This calculator helps you assess whether your data follows a normal distribution using three powerful statistical tests: Shapiro-Wilk, Kolmogorov-Smirnov, and Anderson-Darling. It also generates Q-Q plots and histograms to visualize your data distribution. Normality is a crucial assumption for many parametric statistical procedures, including t-tests, ANOVA, and linear regression. Simply input your data, select the column to analyze, choose which tests to run, and get comprehensive results with visual plots to help you make informed decisions about your data.
Calculator
1. Load Your Data
2. Select Options
Learn More
Normality Tests
Normality tests help determine whether your sample data comes from a normally distributed population. This is a critical assumption for many statistical procedures, including t-tests, ANOVA, and linear regression. Different normality tests have varying sensitivities and are better suited for different scenarios and sample sizes.
Shapiro-Wilk Test
Best for:
- Small to moderate sample sizes (n between 3 and 5000)

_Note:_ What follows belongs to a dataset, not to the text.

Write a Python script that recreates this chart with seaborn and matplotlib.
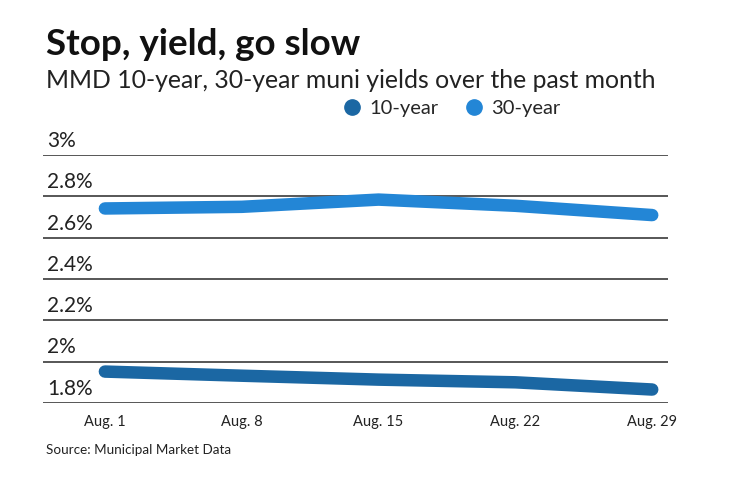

- Considered the most powerful normality test for small samples
How it works:
The test statistic W compares the ordered sample values with the corresponding normal order statistics. Values close to 1 indicate normality.
Key strengths:
- High power for detecting non-normality
- Works well for symmetric distributions
- Reliable for small samples
Kolmogorov-Smirnov Test
Best for:
- Moderate to large sample sizes
- Comparing sample with any theoretical distribution
How it works:
The K-S test compares your empirical distribution function with the cumulative distribution function of the reference distribution (normal). The test statistic D is the maximum vertical distance between these functions.
Key strengths:
- Distribution-free test
- Applicable to continuous distributions
- Good for detecting shifts in distribution
Anderson-Darling Test
Best for:
- All sample sizes
- Detecting deviations in distribution tails
How it works:
A modification of the Kolmogorov-Smirnov test that gives more weight to the tails of the distribution. The test statistic A² measures the integrated squared difference between the empirical and theoretical distribution functions.
Key strengths:
- More sensitive to deviations in tails
- Often more powerful than K-S test
- Good for detecting outliers
Interpreting Normality Test Results
All normality tests use the following hypothesis structure:
- Null Hypothesis (H₀): The data follows a normal distribution.
- Alternative Hypothesis (H₁): The data does not follow a normal distribution.
The significance level (typically 0.05) is your threshold for rejecting the null hypothesis of normality.
- p-value ≥ α: Fail to reject normality
- p-value < α: Reject normality
What to Do If Your Data Isn't Normal
Data Transformations
Apply mathematical transformations to normalize your data:
- Right-skewed data: Log, square root, or reciprocal transformations
- Left-skewed data: Square or cube transformations
- Remember: Transformations affect interpretation
Non-parametric Methods
Use tests that don't assume normality:
- Mann-Whitney U Test (instead of t-test)
- Wilcoxon Signed-Rank Test (paired data)
- Kruskal-Wallis Test (instead of ANOVA)
- Spearman's Correlation (instead of Pearson's)
Robust Methods
Use procedures less sensitive to non-normality:
- Bootstrapping (resampling techniques)
- Permutation tests
- Trimmed means and robust variance estimators
- Generalized linear models
Sample Size Considerations
The performance of normality tests varies significantly with sample size:
- Very small samples (n < 10): Low power to detect non-normality. Shapiro-Wilk test is preferred, but even it struggles with very small samples.
- Small samples (10 ≤ n < 30): Shapiro-Wilk test offers the best power.
- Medium samples (30 ≤ n < 300): Any of the tests work well. Anderson-Darling is particularly good at detecting tail deviations.
- Large samples (n ≥ 300): Normality tests become overly sensitive. Minor, practically insignificant deviations can lead to rejection of normality.
Recommended Approach by Sample Size
Sample Size | Approach |
---|---|
n < 30 | Use Shapiro-Wilk test + Q-Q plots |
30 ≤ n < 100 | Use any test, with visual confirmation |
100 ≤ n < 300 | Prioritize visual methods over test p-values |
n ≥ 300 | Rely on Central Limit Theorem or use visual methods |